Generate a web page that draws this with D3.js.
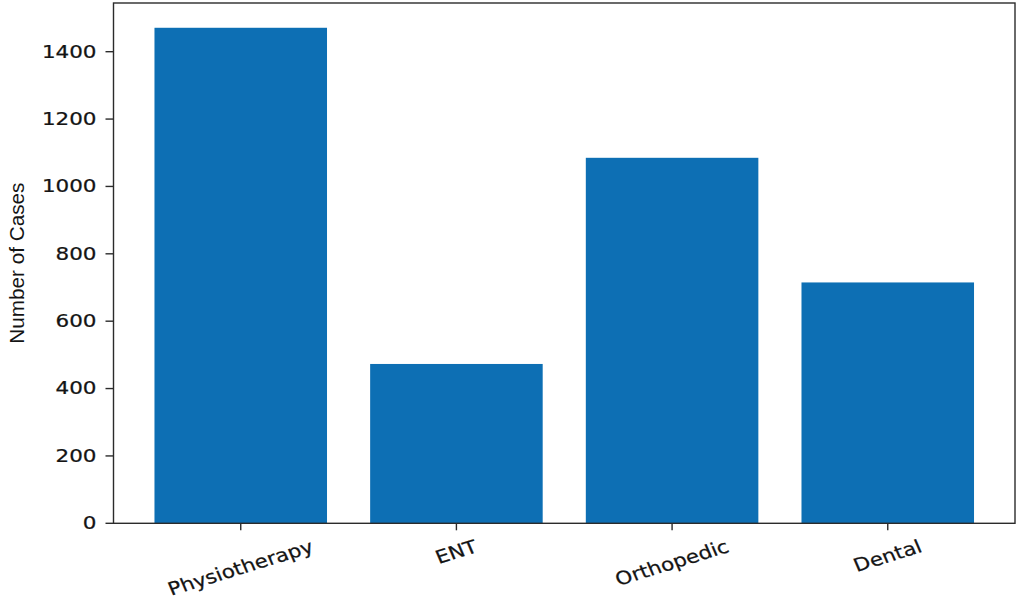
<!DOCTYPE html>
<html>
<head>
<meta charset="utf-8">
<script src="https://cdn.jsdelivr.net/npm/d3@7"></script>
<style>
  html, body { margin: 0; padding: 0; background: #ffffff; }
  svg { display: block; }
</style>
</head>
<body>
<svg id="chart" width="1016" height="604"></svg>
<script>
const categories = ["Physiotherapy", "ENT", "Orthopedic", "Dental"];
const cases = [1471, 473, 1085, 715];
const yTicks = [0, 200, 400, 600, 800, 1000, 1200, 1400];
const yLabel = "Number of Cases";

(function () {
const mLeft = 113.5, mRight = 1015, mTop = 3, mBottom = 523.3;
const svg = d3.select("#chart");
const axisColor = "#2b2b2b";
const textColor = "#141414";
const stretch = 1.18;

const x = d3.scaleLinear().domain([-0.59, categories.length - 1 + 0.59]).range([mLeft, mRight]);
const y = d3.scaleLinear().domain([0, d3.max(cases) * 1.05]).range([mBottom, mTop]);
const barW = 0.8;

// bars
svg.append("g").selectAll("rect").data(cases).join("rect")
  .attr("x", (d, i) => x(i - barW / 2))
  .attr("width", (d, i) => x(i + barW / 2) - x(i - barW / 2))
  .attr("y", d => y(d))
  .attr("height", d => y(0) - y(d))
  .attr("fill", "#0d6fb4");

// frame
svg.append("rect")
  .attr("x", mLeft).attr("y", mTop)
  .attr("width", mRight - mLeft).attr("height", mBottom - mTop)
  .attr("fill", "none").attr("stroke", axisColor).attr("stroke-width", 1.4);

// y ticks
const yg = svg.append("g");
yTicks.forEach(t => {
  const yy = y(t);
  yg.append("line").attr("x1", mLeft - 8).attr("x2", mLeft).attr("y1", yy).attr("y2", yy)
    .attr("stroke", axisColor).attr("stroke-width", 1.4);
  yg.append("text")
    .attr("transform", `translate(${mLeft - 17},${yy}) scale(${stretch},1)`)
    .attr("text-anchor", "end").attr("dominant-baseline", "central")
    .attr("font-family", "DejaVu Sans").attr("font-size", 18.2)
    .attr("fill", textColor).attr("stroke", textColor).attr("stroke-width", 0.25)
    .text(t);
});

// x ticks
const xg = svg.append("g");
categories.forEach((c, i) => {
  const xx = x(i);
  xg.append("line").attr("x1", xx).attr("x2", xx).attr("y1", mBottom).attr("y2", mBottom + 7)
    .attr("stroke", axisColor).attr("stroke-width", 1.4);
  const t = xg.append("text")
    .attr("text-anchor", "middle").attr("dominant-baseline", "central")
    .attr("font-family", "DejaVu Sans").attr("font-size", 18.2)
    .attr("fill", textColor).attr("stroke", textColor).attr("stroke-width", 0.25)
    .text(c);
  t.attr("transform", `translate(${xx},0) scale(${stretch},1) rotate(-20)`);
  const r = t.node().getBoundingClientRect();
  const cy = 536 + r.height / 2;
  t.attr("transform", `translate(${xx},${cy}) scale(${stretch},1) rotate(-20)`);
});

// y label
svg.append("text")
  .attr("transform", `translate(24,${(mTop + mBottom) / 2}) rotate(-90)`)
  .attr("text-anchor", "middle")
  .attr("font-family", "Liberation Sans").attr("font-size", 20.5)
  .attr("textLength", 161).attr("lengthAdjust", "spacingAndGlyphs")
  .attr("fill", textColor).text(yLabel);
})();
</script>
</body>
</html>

■ ■ ■ ■ ■

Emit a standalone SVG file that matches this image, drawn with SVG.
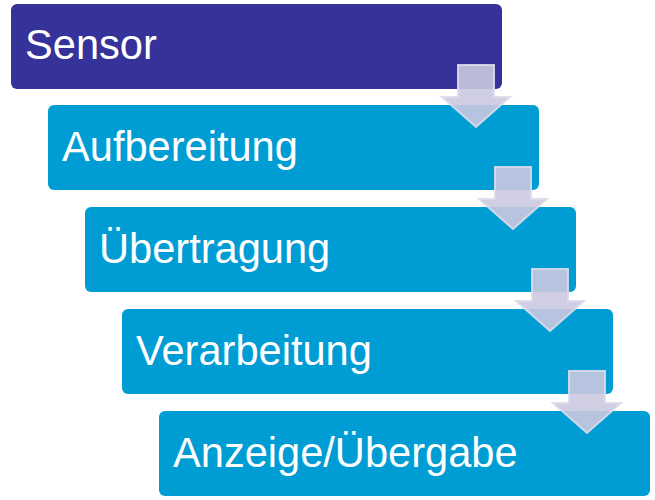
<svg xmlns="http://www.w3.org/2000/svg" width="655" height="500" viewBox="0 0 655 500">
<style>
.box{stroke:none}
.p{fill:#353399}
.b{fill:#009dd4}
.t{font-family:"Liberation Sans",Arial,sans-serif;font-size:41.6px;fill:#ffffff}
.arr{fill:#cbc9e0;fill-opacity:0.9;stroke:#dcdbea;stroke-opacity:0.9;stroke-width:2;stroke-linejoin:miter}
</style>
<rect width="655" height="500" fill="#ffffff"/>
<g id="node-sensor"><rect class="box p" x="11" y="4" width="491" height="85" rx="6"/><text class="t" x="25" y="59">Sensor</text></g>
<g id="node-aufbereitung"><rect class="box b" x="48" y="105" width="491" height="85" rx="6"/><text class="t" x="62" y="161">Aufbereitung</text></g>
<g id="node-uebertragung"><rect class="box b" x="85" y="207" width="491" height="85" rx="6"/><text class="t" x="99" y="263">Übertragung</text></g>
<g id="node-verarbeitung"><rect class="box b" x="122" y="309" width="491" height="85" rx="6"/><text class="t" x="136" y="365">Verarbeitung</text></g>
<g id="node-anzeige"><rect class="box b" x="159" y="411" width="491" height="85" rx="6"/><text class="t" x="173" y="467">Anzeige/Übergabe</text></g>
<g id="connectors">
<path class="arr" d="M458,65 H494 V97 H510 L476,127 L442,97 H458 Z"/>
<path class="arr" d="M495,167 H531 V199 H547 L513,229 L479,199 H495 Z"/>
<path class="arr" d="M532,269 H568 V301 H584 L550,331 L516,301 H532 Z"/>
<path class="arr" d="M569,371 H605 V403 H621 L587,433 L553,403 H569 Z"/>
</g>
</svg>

■ ■ ■ ■ ■

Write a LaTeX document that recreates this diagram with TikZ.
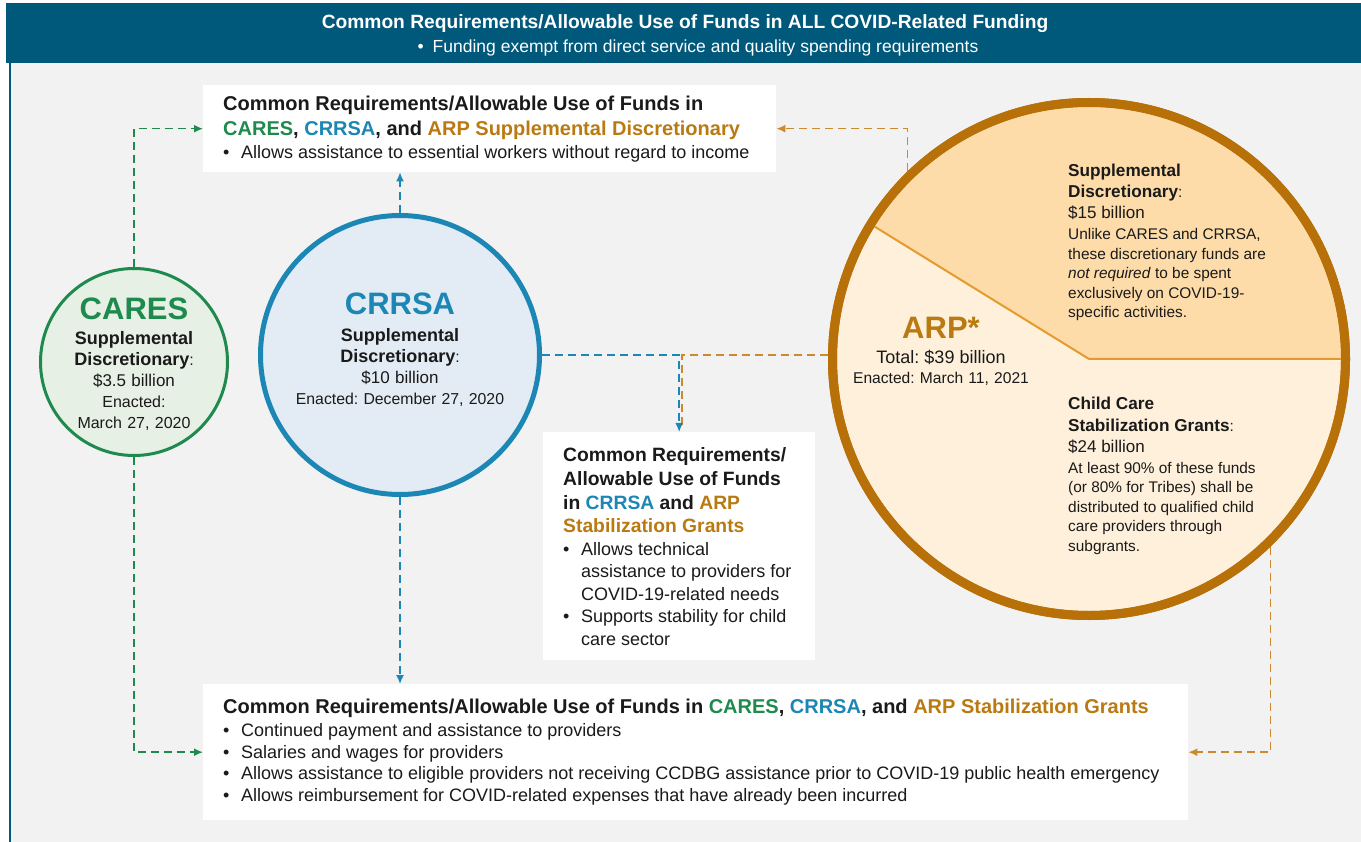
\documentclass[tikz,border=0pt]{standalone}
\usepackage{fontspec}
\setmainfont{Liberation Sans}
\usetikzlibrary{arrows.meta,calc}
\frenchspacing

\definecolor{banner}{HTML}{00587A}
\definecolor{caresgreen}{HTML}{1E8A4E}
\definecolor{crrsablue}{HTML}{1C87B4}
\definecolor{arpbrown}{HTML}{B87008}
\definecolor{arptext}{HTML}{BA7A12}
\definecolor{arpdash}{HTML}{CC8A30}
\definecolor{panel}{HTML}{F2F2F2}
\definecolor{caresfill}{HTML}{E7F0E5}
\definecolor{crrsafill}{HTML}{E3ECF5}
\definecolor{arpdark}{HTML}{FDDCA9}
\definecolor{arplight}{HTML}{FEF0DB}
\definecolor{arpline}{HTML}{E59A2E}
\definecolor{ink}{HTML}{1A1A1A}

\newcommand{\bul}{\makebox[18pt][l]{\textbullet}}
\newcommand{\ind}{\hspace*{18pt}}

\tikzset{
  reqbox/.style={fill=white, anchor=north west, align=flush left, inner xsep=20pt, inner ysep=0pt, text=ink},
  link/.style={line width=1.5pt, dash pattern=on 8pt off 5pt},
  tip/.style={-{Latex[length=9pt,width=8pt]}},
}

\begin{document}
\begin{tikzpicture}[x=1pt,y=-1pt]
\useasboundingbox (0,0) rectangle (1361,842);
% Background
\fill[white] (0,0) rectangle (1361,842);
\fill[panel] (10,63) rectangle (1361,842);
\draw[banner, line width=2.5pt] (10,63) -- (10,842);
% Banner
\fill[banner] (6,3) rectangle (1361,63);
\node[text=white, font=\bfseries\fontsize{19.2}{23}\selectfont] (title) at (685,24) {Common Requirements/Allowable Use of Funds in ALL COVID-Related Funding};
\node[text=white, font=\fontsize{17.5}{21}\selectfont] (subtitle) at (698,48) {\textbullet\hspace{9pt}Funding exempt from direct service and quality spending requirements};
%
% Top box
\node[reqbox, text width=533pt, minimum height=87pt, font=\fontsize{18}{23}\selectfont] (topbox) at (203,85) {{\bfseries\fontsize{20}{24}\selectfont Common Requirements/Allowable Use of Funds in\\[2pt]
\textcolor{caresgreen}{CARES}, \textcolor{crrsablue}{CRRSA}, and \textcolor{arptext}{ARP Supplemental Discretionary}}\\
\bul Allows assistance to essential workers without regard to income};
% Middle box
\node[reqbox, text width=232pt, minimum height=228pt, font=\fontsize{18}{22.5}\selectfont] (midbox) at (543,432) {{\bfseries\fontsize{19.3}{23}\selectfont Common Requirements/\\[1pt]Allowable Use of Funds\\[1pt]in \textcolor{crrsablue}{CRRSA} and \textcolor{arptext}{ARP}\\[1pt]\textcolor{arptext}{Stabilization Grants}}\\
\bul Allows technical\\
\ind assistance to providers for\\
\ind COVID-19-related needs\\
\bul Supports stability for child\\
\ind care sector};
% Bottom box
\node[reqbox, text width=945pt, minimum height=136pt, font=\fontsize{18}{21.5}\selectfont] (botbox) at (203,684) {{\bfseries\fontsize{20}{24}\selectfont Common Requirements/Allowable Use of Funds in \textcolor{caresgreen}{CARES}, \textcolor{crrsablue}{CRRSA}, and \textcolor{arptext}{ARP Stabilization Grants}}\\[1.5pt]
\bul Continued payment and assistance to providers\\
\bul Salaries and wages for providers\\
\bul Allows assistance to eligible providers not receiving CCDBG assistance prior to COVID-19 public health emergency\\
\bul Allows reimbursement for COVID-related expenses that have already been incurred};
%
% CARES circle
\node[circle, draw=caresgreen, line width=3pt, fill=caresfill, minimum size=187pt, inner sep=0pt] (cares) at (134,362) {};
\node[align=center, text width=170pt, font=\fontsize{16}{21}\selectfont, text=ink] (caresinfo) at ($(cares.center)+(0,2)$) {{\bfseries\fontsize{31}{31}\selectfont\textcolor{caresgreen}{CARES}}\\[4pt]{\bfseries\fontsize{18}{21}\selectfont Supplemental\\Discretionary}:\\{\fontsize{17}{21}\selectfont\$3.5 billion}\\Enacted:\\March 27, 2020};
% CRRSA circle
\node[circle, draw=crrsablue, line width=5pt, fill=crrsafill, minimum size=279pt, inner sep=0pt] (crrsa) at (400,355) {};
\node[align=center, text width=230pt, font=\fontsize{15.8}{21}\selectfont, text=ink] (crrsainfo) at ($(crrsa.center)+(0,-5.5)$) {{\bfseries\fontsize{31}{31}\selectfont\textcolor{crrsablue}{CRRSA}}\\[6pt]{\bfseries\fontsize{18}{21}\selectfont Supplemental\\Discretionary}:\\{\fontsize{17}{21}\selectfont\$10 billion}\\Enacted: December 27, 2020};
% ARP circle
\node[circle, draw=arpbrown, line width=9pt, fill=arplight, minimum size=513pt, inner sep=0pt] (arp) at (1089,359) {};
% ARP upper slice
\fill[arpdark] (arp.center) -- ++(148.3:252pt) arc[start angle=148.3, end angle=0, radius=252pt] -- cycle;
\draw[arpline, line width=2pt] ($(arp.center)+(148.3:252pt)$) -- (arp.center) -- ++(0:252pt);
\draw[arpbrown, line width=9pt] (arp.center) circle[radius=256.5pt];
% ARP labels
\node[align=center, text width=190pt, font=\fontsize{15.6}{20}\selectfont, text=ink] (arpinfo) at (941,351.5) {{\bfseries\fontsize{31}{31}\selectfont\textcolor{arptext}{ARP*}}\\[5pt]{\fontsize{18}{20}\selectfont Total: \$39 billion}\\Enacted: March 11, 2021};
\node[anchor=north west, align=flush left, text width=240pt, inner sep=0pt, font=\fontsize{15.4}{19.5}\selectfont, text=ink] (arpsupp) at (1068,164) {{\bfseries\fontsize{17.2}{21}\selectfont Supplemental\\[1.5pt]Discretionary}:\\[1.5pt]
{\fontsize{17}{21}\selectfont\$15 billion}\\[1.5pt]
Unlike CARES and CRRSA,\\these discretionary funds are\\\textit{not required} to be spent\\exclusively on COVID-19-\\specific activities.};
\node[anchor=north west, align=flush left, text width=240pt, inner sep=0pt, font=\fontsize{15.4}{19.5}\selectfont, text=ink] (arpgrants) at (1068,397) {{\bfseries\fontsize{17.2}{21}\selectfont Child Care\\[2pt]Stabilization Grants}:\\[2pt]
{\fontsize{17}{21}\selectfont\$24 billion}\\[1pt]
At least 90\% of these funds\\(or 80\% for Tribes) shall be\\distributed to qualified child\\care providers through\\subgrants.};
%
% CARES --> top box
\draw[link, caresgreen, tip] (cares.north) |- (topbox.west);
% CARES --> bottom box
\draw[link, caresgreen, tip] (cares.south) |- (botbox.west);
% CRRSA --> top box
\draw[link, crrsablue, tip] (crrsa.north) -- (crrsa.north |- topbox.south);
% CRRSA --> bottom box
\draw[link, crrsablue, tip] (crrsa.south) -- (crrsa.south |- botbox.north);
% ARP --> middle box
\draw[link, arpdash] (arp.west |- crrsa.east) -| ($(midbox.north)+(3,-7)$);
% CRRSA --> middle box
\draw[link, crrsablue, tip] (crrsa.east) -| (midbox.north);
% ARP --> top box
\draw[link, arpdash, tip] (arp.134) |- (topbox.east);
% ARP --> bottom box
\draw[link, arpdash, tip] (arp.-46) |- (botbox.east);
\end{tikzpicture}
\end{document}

■ ■ ■ ■ ■

Copy down every line of the material above that includes the string "this".

Generate a web page that draws this with D3.js.
Emit a standalone SVG file that matches this image, drawn with SVG.
Write a LaTeX document that recreates this diagram with TikZ.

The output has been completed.